Single by Rodney Atkins

from the album If You're Going Through Hell
- Released: September 18, 2006
- Genre: Country
- Length: 3:55
- Label: Curb
- Songwriters: Rodney Atkins Steve Dean Brian Gene White
- Producers: Ted Hewitt Rodney Atkins

Rodney Atkins singles chronology
| "If You're Going Through Hell (Before the Devil Even Knows)" (2006) | "Watching You" (2006) | "These Are My People" (2007) |

= Watching You (Rodney Atkins song) =

2006 single by Rodney Atkins

"Watching You" is a song co-written and recorded by American country music artist Rodney Atkins. It was released in September 18, 2006 as the second single from the album If You're Going Through Hell. The single became his second number-one single on the Billboard U.S. Hot Country Songs chart. It was named the number-one song of 2007 on Billboard's year-end chart. The song was written by Atkins, Steve Dean, and Brian Gene White.

==Background and writing==
The song was inspired by Atkins's son, Elijah. After finding out that Elijah had been singing his father's 2006 single "If You're Going Through Hell (Before the Devil Even Knows)" to his teachers, Atkins then had to explain to his son that it "might not be appropriate for him to be singing that in school."

==Content==
The song is a moderate up-tempo portraying two examples of a son learning from his father. In the first verse, the father and son are in the car together, driving through town. The son is eating a Happy Meal in the passenger seat, just as the father slams on the brakes at a red light, causing the boy to spill his food all over himself and say "a four-letter word" (implied to be "shit"). The father asks where his son learned "to talk like that", and the boy then responds with the refrain, "I've been watching you. / Dad, ain't that cool? / I'm your buckaroo, I wanna be like you."

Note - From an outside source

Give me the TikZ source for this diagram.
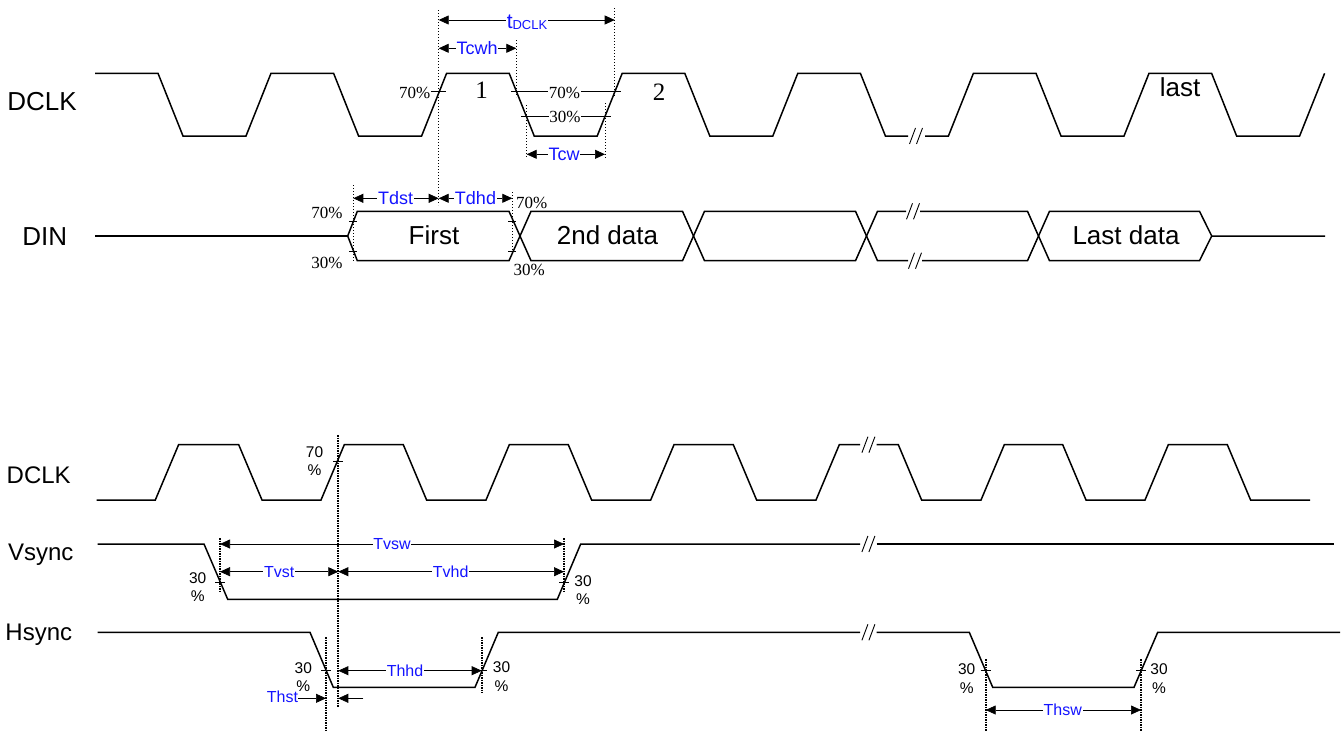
\documentclass[tikz,border=0pt]{standalone}
\usepackage{fontspec}
\setmainfont{Liberation Sans}
\newfontfamily\seriffont{Liberation Serif}
\usetikzlibrary{arrows.meta}
\definecolor{lblue}{RGB}{20,20,255}
\begin{document}
\begin{tikzpicture}[x=1pt,y=-1pt,
  wave/.style={line width=1.5pt},
  dotv/.style={line width=0.8pt, dash pattern=on 1.4pt off 1.6pt},
  dotb/.style={line width=1.8pt, dash pattern=on 1.5pt off 1pt},
  dimarr/.style={line width=0.7pt, {Triangle[length=10pt,width=9pt]}-{Triangle[length=10pt,width=9pt]}},
  onearr/.style={line width=0.7pt, -{Triangle[length=10pt,width=9pt]}},
  blbl/.style={text=lblue, fill=white, inner sep=0.8pt, font=\fontsize{18}{18}\selectfont},
  blbls/.style={text=lblue, fill=white, inner sep=0.8pt, font=\fontsize{16}{16}\selectfont},
  sigtop/.style={anchor=base, inner sep=0pt, font=\fontsize{26}{26}\selectfont},
  sigbot/.style={anchor=base, inner sep=0pt, font=\fontsize{24}{24}\selectfont},
  pct/.style={anchor=base, inner sep=0.6pt, font=\seriffont\fontsize{17}{17}\selectfont},
  pcts/.style={align=center, inner sep=0pt, font=\fontsize{15.5}{18.5}\selectfont},
  ticklin/.style={line width=0.8pt},
  brk/.pic={\draw[line width=0.9pt] (-6.5,8)--(-0.5,-8) (0.5,8)--(6.5,-8);}
]
\useasboundingbox (0,0) rectangle (1343,731);

% ---------------- top section ----------------
\node[sigtop] (dclkA) at (42,110.7) {DCLK};
\node[sigtop] (din) at (44.7,245) {DIN};

% DCLK top
\draw[wave] (95,73.3) -- (158,73.3) -- (183,136) -- (246,136) -- (271,73.3) -- (333.6,73.3) -- (358.6,136) -- (421.6,136) -- (446.6,73.3) -- (509.2,73.3) -- (534.2,136) -- (597.2,136) -- (622.2,73.3) -- (684.8,73.3) -- (709.8,136) -- (772.8,136) -- (797.8,73.3) -- (860.4,73.3) -- (885.4,136) -- (908,136);
\draw[wave] (925,136) -- (948.4,136) -- (973.4,73.3) -- (1036,73.3) -- (1061,136) -- (1124,136) -- (1149,73.3) -- (1211.6,73.3) -- (1236.6,136) -- (1299.6,136) -- (1324.6,73.3);
\pic at (916,136) {brk};

% DIN
\draw[wave] (95,236) -- (347.7,236);
\draw[wave] (347.7,236) -- (357.3,211.3) -- (509,211.3) -- (531,260.7) -- (682.5,260.7) -- (704.5,211.3) -- (855.5,211.3) -- (877.5,260.7) -- (908,260.7);
\draw[wave] (347.7,236) -- (357.3,260.7) -- (509,260.7) -- (531,211.3) -- (682.5,211.3) -- (704.5,260.7) -- (855.5,260.7) -- (877.5,211.3) -- (906,211.3);
\draw[wave] (920,211.3) -- (1027.5,211.3) -- (1049.5,260.7) -- (1199.5,260.7) -- (1211.7,236) -- (1325,236);
\draw[wave] (922,260.7) -- (1027.5,260.7) -- (1049.5,211.3) -- (1199.5,211.3) -- (1211.7,236);
\pic at (913,211.3) {brk};
\pic at (915,260.7) {brk};

\node[sigtop] (first) at (434,244.5) {First};
\node[sigtop] (second) at (607.5,244.5) {2nd data};
\node[sigtop] (lastd) at (1126,244.5) {Last data};
\node[sigtop] (lastc) at (1180,96) {last};
\node[anchor=base, inner sep=0pt, font=\seriffont\fontsize{25}{25}\selectfont] (one) at (481.7,98.3) {1};
\node[anchor=base, inner sep=0pt, font=\seriffont\fontsize{25}{25}\selectfont] (two) at (659,100) {2};

% dotted guide lines (top)
\coordinate (ga) at (438.7,10);   \coordinate (gab) at (438.7,205);
\coordinate (gb) at (516.3,40);   \coordinate (gbb) at (516.3,97);
\coordinate (gc) at (614.7,8);    \coordinate (gcb) at (614.7,97);
\coordinate (gd) at (526.7,105);  \coordinate (gdb) at (526.7,158);
\coordinate (ge) at (605,103);    \coordinate (geb) at (605,158);
\coordinate (gf) at (353.3,185);  \coordinate (gfb) at (353.3,262);
\coordinate (gg) at (512.3,192);  \coordinate (ggb) at (512.3,252);
\foreach \p/\q in {ga/gab,gb/gbb,gc/gcb,gd/gdb,ge/geb,gf/gfb,gg/ggb} \draw[dotv] (\p) -- (\q);

% 70% / 30% levels
\draw[ticklin] (431,91.7) -- (446,91.7);
\node[pct, anchor=base east] (p70a) at (431,98) {70\%};
\draw[ticklin] (511,91.7) -- (621,91.7);
\node[pct, fill=white] (p70b) at (564.5,98) {70\%};
\draw[ticklin] (521,116.7) -- (611,116.7);
\node[pct, fill=white] (p30b) at (565,122.7) {30\%};
\foreach \x/\y in {353.3/221.5,353.3/251,512.3/221.5,512.3/251} \draw[ticklin] (\x-4,\y) -- (\x+4,\y);
\node[pct] (p70c) at (327,218.3) {70\%};
\node[pct] (p30c) at (327,268.3) {30\%};
\node[pct] (p70d) at (531.7,208.3) {70\%};
\node[pct] (p30d) at (529.3,275) {30\%};

% dimension arrows (top)
\draw[dimarr] (438.7,20) -- (614.7,20);
\node[anchor=base, text=lblue, fill=white, inner sep=0.8pt] (tdclk) at (527,28.3) {\fontsize{21}{21}\selectfont t\raisebox{-1pt}{\fontsize{13}{13}\selectfont DCLK}};
\draw[dimarr] (438.7,48.3) -- (516.3,48.3);
\node[blbl] (tcwh) at (477,48.3) {Tcwh};
\draw[dimarr] (526.7,154.3) -- (605,154.3);
\node[blbl] (tcw) at (564,154.3) {Tcw};
\draw[dimarr] (353.3,198.3) -- (438.7,198.3);
\node[blbl] (tdst) at (395.7,198.3) {Tdst};
\draw[dimarr] (438.7,198.3) -- (512.3,198.3);
\node[blbl] (tdhd) at (475.5,198.3) {Tdhd};

% ---------------- bottom section ----------------
\node[sigbot] (dclkB) at (38.7,483.3) {DCLK};
\node[sigbot] (vsync) at (40.7,560) {Vsync};
\node[sigbot] (hsync) at (38.8,640) {Hsync};

% DCLK bottom
\draw[wave] (96.7,500) -- (155.3,500) -- (178.6,444.7) -- (238.7,444.7) -- (262,500) -- (321,500) -- (344.3,444.7) -- (403.3,444.7) -- (426.6,500) -- (486,500) -- (509.3,444.7) -- (568.3,444.7) -- (591.6,500) -- (650.7,500) -- (674,444.7) -- (733.3,444.7) -- (756.6,500) -- (816,500) -- (839.3,444.7) -- (860,444.7);
\draw[wave] (876.7,444.7) -- (898.3,444.7) -- (921.6,500) -- (981,500) -- (1004.3,444.7) -- (1062.7,444.7) -- (1086,500) -- (1145,500) -- (1168.3,444.7) -- (1227.3,444.7) -- (1250.6,500) -- (1310,500);
\pic at (868.4,444.7) {brk};

% Vsync
\draw[wave] (97.7,544) -- (204,544) -- (227.7,599.3) -- (557.3,599.3) -- (580.7,544) -- (860,544);
\draw[wave] (876.7,544) -- (1334.3,544);
\pic at (868.4,544) {brk};

% Hsync
\draw[wave] (97.7,632.3) -- (310,632.3) -- (333.3,687.3) -- (475,687.3) -- (498.3,632.3) -- (860,632.3);
\draw[wave] (876.7,632.3) -- (969.3,632.3) -- (992.7,687.3) -- (1134,687.3) -- (1157.7,632.3) -- (1340,632.3);
\pic at (868.4,632.3) {brk};

% dotted guide lines (bottom)
\coordinate (ha) at (338.3,435);  \coordinate (hab) at (338.3,707);
\coordinate (hb) at (220,538);    \coordinate (hbb) at (220,593);
\coordinate (hc) at (564,538);    \coordinate (hcb) at (564,593);
\coordinate (hd) at (326,637);    \coordinate (hdb) at (326,731);
\coordinate (he) at (481.7,637);  \coordinate (heb) at (481.7,693);
\coordinate (hf) at (985.7,659);  \coordinate (hfb) at (985.7,731);
\coordinate (hg) at (1141,659);   \coordinate (hgb) at (1141,731);
\foreach \p/\q in {ha/hab,hb/hbb,hc/hcb,hd/hdb,he/heb,hf/hfb,hg/hgb} \draw[dotb] (\p) -- (\q);

% ticks and percent labels (bottom)
\foreach \x/\y in {338.3/461.3,220/582.7,564/582.3,326/670.7,481.7/670.7,985.7/670.7,1141/670.7} \draw[ticklin] (\x-5,\y) -- (\x+5,\y);
\node[pcts] (q1) at (314.5,461) {70\\\%};
\node[pcts] (q2) at (197.7,587) {30\\\%};
\node[pcts] (q3) at (583,590.3) {30\\\%};
\node[pcts] (q4) at (303.3,677) {30\\\%};
\node[pcts] (q5) at (501.5,676.7) {30\\\%};
\node[pcts] (q6) at (966.7,678.5) {30\\\%};
\node[pcts] (q7) at (1159,678.5) {30\\\%};

% dimension arrows (bottom)
\draw[dimarr] (hb |- 0,544) -- (hc |- 0,544);
\node[blbls] (tvsw) at (392,544) {Tvsw};
\draw[dimarr] (hb |- 0,571.7) -- (ha |- 0,571.7);
\node[blbls] (tvst) at (279.3,571.7) {Tvst};
\draw[dimarr] (ha |- 0,571.7) -- (hc |- 0,571.7);
\node[blbls] (tvhd) at (450.7,571.7) {Tvhd};
\draw[dimarr] (ha |- 0,670.7) -- (he |- 0,670.7);
\node[blbls] (thhd) at (405,670.7) {Thhd};
\node[blbls, fill=none, inner sep=0pt] (thst) at (282.5,696.5) {Thst};
\draw[onearr] (thst.east |- 0,698.3) -- (hd |- 0,698.3);
\coordinate (thstr) at (363.3,698.3);
\draw[onearr] (thstr) -- (ha |- 0,698.3);
\draw[dimarr] (hf |- 0,710) -- (hg |- 0,710);
\node[blbls] (thsw) at (1062.7,710) {Thsw};
\end{tikzpicture}
\end{document}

In the second verse, the father heads out to his barn and begins to pray ("Lord, please help me help my stupid self.") Still later, at bedtime, the boy kneels beside his bed to pray as well, with his father watching. Upon hearing the boy's prayers, the father asks "Where'd you learn to pray like that?" to which the boy again responds by saying that he has been watching his father. The father then responds by hugging his son and stating his pride in the boy.

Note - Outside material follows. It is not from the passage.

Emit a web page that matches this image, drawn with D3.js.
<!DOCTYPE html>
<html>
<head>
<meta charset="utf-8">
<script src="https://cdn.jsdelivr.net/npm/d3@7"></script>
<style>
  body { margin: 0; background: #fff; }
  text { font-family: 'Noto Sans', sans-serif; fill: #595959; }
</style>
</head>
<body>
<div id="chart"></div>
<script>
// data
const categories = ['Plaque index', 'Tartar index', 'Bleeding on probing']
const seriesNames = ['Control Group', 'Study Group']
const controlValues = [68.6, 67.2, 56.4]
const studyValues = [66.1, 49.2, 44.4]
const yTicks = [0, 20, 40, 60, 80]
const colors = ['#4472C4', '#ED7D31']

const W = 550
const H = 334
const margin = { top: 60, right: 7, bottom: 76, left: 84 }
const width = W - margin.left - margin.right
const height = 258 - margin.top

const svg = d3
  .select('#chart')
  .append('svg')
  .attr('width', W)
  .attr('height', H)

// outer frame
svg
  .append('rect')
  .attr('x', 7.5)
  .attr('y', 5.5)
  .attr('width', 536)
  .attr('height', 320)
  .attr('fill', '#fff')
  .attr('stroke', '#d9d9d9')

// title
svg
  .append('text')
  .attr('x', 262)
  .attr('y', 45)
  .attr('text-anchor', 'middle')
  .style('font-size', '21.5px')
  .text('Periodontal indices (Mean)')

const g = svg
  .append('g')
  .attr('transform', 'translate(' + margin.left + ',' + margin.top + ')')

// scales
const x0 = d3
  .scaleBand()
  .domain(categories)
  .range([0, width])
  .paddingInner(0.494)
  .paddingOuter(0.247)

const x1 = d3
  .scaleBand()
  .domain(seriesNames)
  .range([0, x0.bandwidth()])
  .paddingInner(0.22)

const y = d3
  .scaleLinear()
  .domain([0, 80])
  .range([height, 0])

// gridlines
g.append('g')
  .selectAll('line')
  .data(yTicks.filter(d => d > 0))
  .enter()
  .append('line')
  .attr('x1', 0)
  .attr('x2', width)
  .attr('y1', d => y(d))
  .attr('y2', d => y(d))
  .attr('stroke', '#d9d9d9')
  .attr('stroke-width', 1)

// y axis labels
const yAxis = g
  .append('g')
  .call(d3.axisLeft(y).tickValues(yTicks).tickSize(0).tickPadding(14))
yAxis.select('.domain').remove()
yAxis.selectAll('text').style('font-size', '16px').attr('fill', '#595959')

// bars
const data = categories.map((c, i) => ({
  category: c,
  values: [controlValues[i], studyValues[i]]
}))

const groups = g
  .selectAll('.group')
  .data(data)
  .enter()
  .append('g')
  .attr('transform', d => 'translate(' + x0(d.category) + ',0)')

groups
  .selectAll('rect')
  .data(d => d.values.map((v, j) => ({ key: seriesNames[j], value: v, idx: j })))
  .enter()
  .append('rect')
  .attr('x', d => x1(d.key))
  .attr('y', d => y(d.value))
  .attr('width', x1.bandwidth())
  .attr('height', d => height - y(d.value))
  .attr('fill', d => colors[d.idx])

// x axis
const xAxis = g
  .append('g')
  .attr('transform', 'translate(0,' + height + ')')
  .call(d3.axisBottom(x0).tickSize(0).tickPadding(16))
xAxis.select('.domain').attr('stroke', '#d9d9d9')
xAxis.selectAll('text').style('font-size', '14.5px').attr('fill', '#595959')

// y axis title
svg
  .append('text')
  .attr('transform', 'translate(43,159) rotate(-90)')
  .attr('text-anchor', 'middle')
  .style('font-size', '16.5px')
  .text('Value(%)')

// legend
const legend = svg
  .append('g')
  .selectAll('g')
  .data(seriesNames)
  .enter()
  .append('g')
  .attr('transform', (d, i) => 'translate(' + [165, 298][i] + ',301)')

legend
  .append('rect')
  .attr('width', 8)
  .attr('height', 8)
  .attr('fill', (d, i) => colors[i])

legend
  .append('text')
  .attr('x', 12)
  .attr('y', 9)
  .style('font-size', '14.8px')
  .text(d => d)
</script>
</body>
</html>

In the final verse, the boy expresses that he will "still know what to do" when he is grown up, highlighting the importance of being a good example.

==Music video==
The video portrays the events which are laid out in the song's lyrics. Elijah also portrays the child in the song's video, and as a result, he has gained recognition in public. It was Atkins' second video directed by Eric Welch.

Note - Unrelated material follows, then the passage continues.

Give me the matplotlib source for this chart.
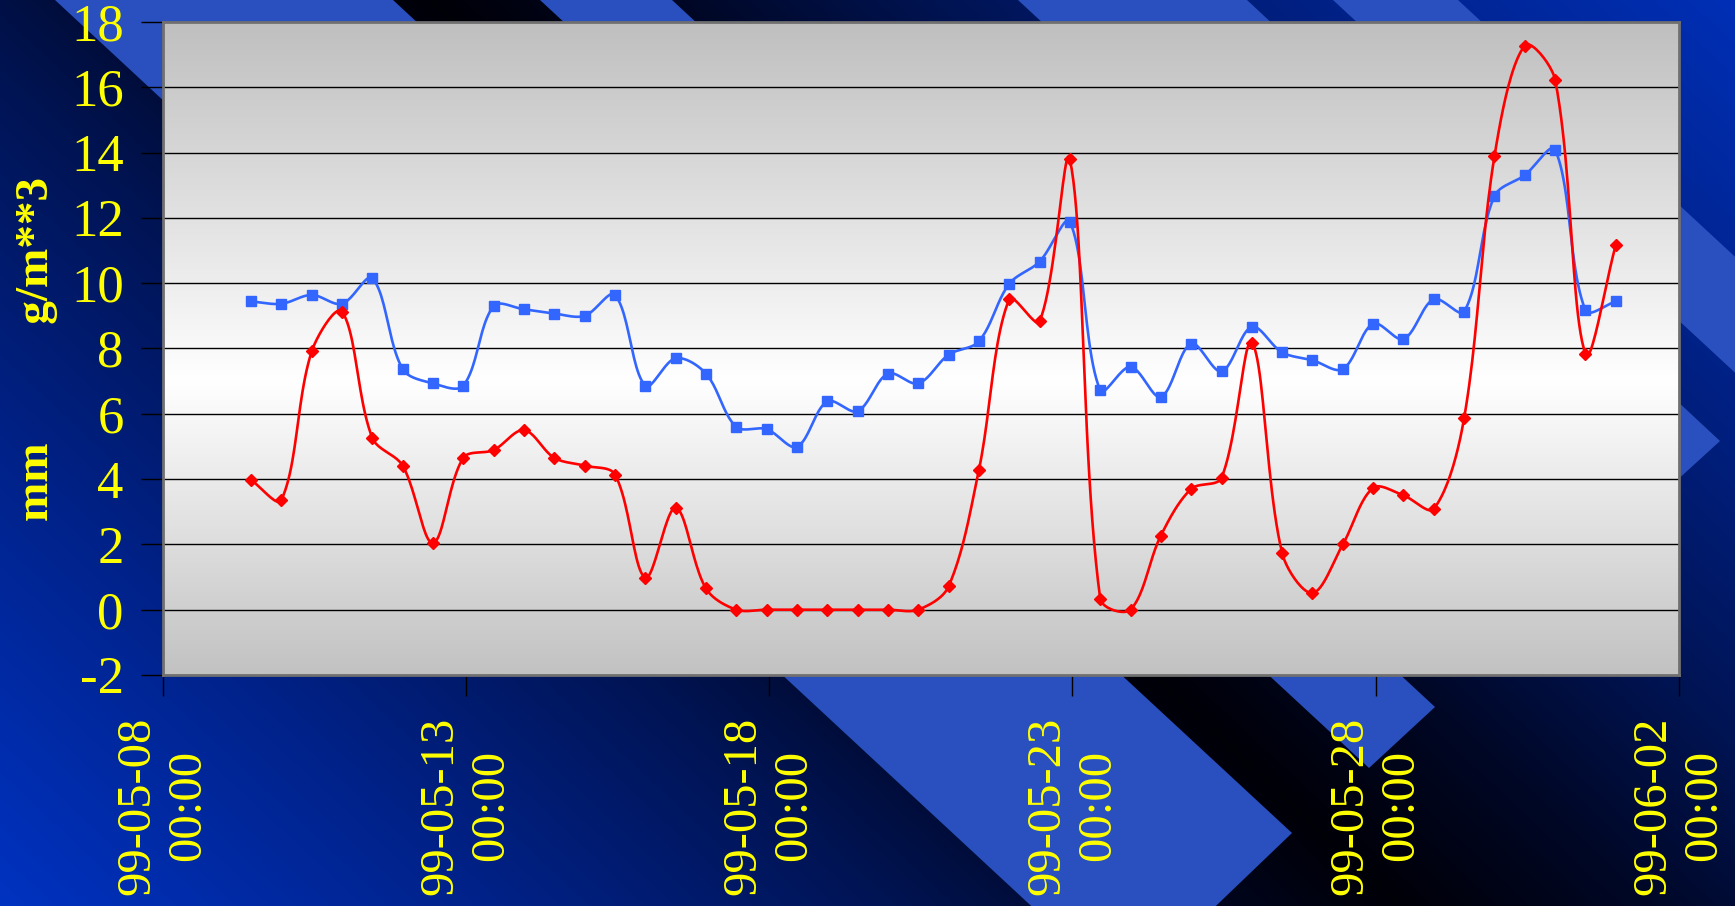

The music video reached number 1 on CMT's Top Twenty Countdown for the week of January 11, 2007.

==Watching You 2.0==
On May 23, 2025, Atkins released a second version of the song, titled "Watching You 2.0", as a promotional single. This new rendition brings the song full circle, as it features Atkins' son, Elijah, whom the song was written about, singing the choruses that his father originally sang from his son's perspective.

==Charts==

| Chart (2006–2007) | Peak Position |
|---|---|
| Canada Country (Billboard) | 3 |
| US Billboard Hot 100 | 36 |
| US Hot Country Songs (Billboard) | 1 |

===Year-end charts===

| Chart (2007) | Position |
|---|---|
| US Country Songs (Billboard) | 1 |

==Certifications==

| Region | Certification | Certified units/sales |
| United States (RIAA) | 3× Platinum | 3,000,000^{‡} |
^{‡} Sales+streaming figures based on certification alone.